7.07.2014

Why we need the EMV card



The tiny devices that steal credit card data are getting impossibly hard to detect

Excerpt:


ATM skimmers, the miniature devices that stealthily help fraudsters capture your credit and debit card data, are getting smaller and harder to detect. Skimmers have always been designed to blend in with any ATM they're attached to, but for years a discerning eye or tug of the card reader were often enough to uncover them. That's not the case anymore. Krebs on Security has been researching a number of devices recovered in Europe this year, and several of them were small enough to fit inside the ATM card slot itself. The ultra-thin profile of these "insert skimmers" makes them far less obvious to your average person making a quick stop at the cash machine.

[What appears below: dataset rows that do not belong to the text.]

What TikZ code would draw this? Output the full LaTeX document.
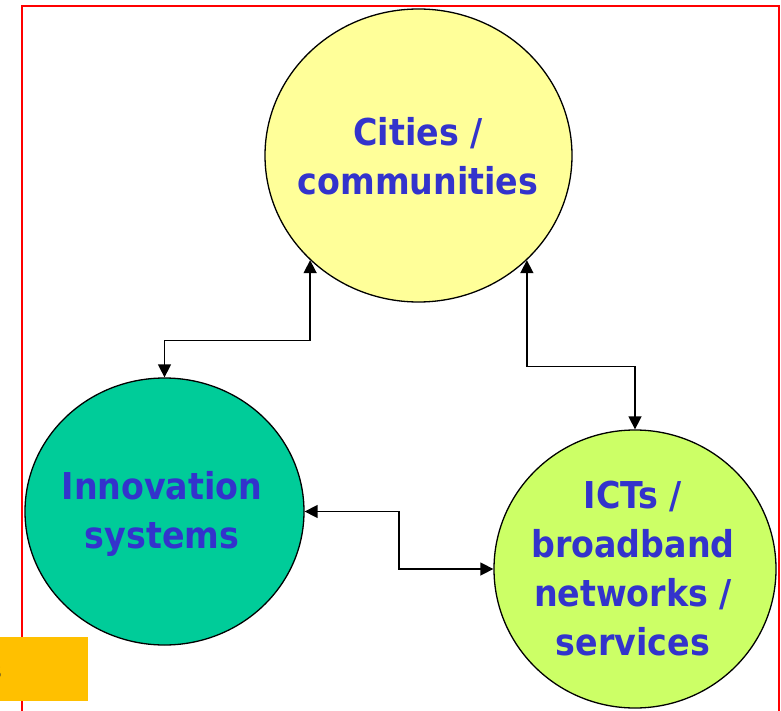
\documentclass[tikz,border=0pt]{standalone}
\usepackage{fontspec}
\newfontfamily\lblfont{DejaVu Sans Condensed}
\usetikzlibrary{shapes.geometric,arrows.meta}
\definecolor{txtblue}{RGB}{51,51,204}
\definecolor{cyellow}{RGB}{255,255,153}
\definecolor{cgreen}{RGB}{0,204,153}
\definecolor{clime}{RGB}{204,255,102}
\definecolor{corange}{RGB}{255,192,0}
\definecolor{cred}{RGB}{255,0,0}
\tikzset{
  bubble/.style={ellipse, draw=black, line width=1.3pt, inner sep=0pt},
  bubbletext/.style={align=center, inner sep=0pt, text=txtblue,
    font=\lblfont\bfseries\fontsize{37}{49}\selectfont},
  link/.style={line width=1.5pt, draw=black,
    {Triangle[length=13pt,width=13pt]}-{Triangle[length=13pt,width=13pt]}}
}
\begin{document}
\begin{tikzpicture}[x=1pt,y=-1pt]
\useasboundingbox (0,0) rectangle (781,711);
\draw[cred, line width=2pt] (21.7,725) -- (21.7,6) -- (779,6) -- (779,725);
\node[bubble, fill=cyellow, minimum width=307pt, minimum height=293pt] (yellow) at (418.5,155.5) {};
\node[bubble, fill=cgreen, minimum width=279pt, minimum height=267pt] (green) at (164.5,511.5) {};
\node[bubble, fill=clime, minimum width=282pt, minimum height=278pt] (lime) at (635,569) {};
\node[bubbletext] (yellowtext) at (418,156) {Cities /\\communities};
\node[bubbletext] (greentext) at (162,514) {Innovation\\systems};
\node[bubbletext] (limetext) at (633,569) {ICTs /\\broadband\\networks /\\services};
\coordinate (h1) at (0,340.7);
\coordinate (h2) at (0,366.7);
\coordinate (v3) at (399,0);
\draw[link] (yellow.224) -- (yellow.224 |- h1) -| (green.north);
\draw[link] (yellow.-44) -- (yellow.-44 |- h2) -| (lime.north);
\draw[link] (green.east) -| (v3 |- lime.west) -- (lime.west);
\node[fill=corange, minimum width=88pt, minimum height=64pt, inner sep=0pt, anchor=north west] (tag) at (0,637) {};
\node[anchor=east, inner sep=0pt, font=\lblfont\fontsize{22}{26}\selectfont, text=black!80] (cut) at (2,672) {s};
\end{tikzpicture}
\end{document}
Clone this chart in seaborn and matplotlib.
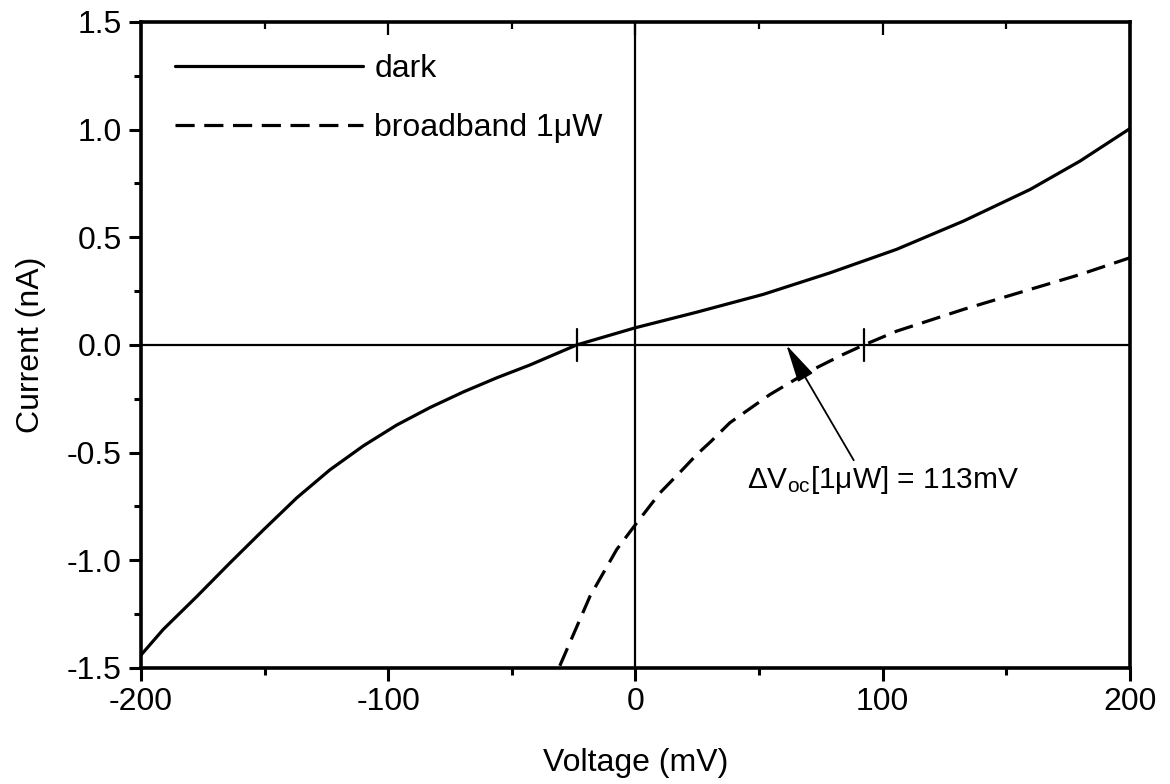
import numpy as np
import pandas as pd
import matplotlib
matplotlib.use("Agg")
import matplotlib.pyplot as plt
from matplotlib.ticker import MultipleLocator
import seaborn as sns

# ---- data ----
dark_v = [-200, -191, -177.5, -164, -150.5, -137, -123.6, -110, -96.6, -83, -69.6, -56, -42.7,
          -23.8, 0, 24.7, 51.7, 78.7, 105.6, 132.6, 159.6, 179.8, 200]
dark_i = [-1.44, -1.321, -1.169, -1.012, -0.859, -0.71, -0.58, -0.468, -0.372, -0.29, -0.218, -0.152, -0.093,
          0.0, 0.08, 0.152, 0.235, 0.335, 0.444, 0.575, 0.722, 0.854, 1.005]

light_v = [-30.6, -18.4, -7.6, 0, 9.9, 19.1, 24.7, 30.6, 38.2, 54.4, 69.2, 84, 92.4,
           105.6, 132.6, 159.6, 179.8, 200]
light_i = [-1.49, -1.167, -0.95, -0.834, -0.687, -0.578, -0.51, -0.447, -0.361, -0.23, -0.129, -0.044, 0.0,
           0.064, 0.165, 0.258, 0.327, 0.405]

series_names = ["dark", "broadband 1μW"]
voc_marks = [-23.8, 92.4]
annotation_text = r"ΔV$_{\mathrm{oc}}$[1μW] = 113mV"
x_ticks = [-200, -100, 0, 100, 200]
y_ticks = [-1.5, -1.0, -0.5, 0.0, 0.5, 1.0, 1.5]

sns.set_style("ticks", {"text.color": "black", "axes.labelcolor": "black",
                        "xtick.color": "black", "ytick.color": "black",
                        "axes.edgecolor": "black"})
plt.rcParams["font.family"] = ["Liberation Sans", "DejaVu Sans"]
plt.rcParams["mathtext.fontset"] = "custom"
plt.rcParams["mathtext.rm"] = "Liberation Sans"
plt.rcParams["mathtext.it"] = "Liberation Sans"

df = pd.concat([
    pd.DataFrame({"V": dark_v, "I": dark_i, "series": series_names[0]}),
    pd.DataFrame({"V": light_v, "I": light_i, "series": series_names[1]}),
])

fig = plt.figure(figsize=(11.7, 7.84), dpi=100)
ax = fig.add_axes([0.1205, 0.148, 0.8453, 0.824])

ax.axhline(0, color="black", lw=1.6, zorder=1)
ax.axvline(0, color="black", lw=1.6, zorder=1)

sns.lineplot(data=df, x="V", y="I", style="series", style_order=series_names,
             dashes={series_names[0]: "", series_names[1]: (6, 3)},
             color="black", lw=2.3, ax=ax, sort=False, estimator=None)

for xv in voc_marks:
    ax.plot([xv, xv], [-0.075, 0.075], color="black", lw=1.6)

ax.annotate(annotation_text, xy=(61, 0.0), xytext=(45, -0.625),
            fontsize=21.5, ha="left", va="center", color="black",
            arrowprops=dict(arrowstyle="-|>,head_length=1.1,head_width=0.25",
                            color="black", lw=1.3, shrinkA=0, shrinkB=0,
                            relpos=(0.4, 1.0)))

ax.set_xlim(-200, 200)
ax.set_ylim(-1.5, 1.5)
ax.set_xticks(x_ticks)
ax.set_yticks(y_ticks)
ax.set_xticklabels([f"{t:d}" for t in x_ticks])
ax.set_yticklabels([f"{t:.1f}" for t in y_ticks])
ax.xaxis.set_minor_locator(MultipleLocator(50))
ax.yaxis.set_minor_locator(MultipleLocator(0.25))

ax.tick_params(axis="both", which="major", direction="out", length=9, width=2.2,
               labelsize=23, pad=5, color="black", labelcolor="black")
ax.tick_params(axis="both", which="minor", direction="out", length=5, width=2.2)

# top ticks inward via secondary axis
sec = ax.secondary_xaxis("top")
sec.set_xticks(x_ticks)
sec.xaxis.set_minor_locator(MultipleLocator(50))
sec.tick_params(which="major", direction="in", length=9, width=1.6, labeltop=False)
sec.tick_params(which="minor", direction="in", length=5, width=1.6)
sec.set_xticklabels([])
sec.spines["top"].set_visible(False)

for s in ax.spines.values():
    s.set_linewidth(2.6)
    s.set_color("black")

ax.set_xlabel("Voltage (mV)", fontsize=23, labelpad=22)
ax.set_ylabel("Current (nA)", fontsize=23, labelpad=15)

leg = ax.legend(handles=ax.get_legend_handles_labels()[0],
                labels=series_names, loc="upper left", frameon=False,
                fontsize=23, handlelength=5.9, handletextpad=0.35,
                labelspacing=0.9, borderaxespad=0.5, bbox_to_anchor=(0.005, 0.995))
for t in leg.get_texts():
    t.set_color("black")
for h in leg.get_lines():
    h.set_linewidth(2.3)

fig.savefig("out.png", dpi=100)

And thieves often pair them with hidden spy cameras that are equally difficult to spot; many victims never realize their banking data has been compromised until fraudulent charges begin showing up. Other modern skimmers include mobile chips capable of sending off your credit card data in a text message, so the perpetrator can avoid the risk of returning to the host ATM and picking up the device.

The United States and its snail-like pace to adopting chip and PIN debit / credit cards can be blamed for the growing skimmer problem. Until the US is fully on board, international banks have little choice but to keep manufacturing cards with the vulnerable magnetic stripe. For now, the best protection is covering an ATM's keypad when entering your PIN — and keeping your eyes open for card slots that show signs of tampering.
Comment: Image source.  More on the EMV card. Kathee's big project is the EMV debit card.

1 comment:

  1. On why "Chip and Pin" did not develop in the US:

    While Europe, Canada and Mexico have had chipped cards for years — usually with a chip and a PIN (personal identification number), the U.S. card issuers have studiously avoided the more secure, but more expensive, cards. To some extent American issuers didn’t need the card-based security. Unlike Europe, the American card industry had grown up with cheap telecommunications, so merchants could check cards in real-time as they accepted a card in payment. American technology vendors also developed very sophisticated, if sometimes alarmist, tools to detect fraudulent card use. Really, should a New Jersey resident’s $30 gas purchase in Massachusetts trigger an alert just because she rarely ventured so far from home?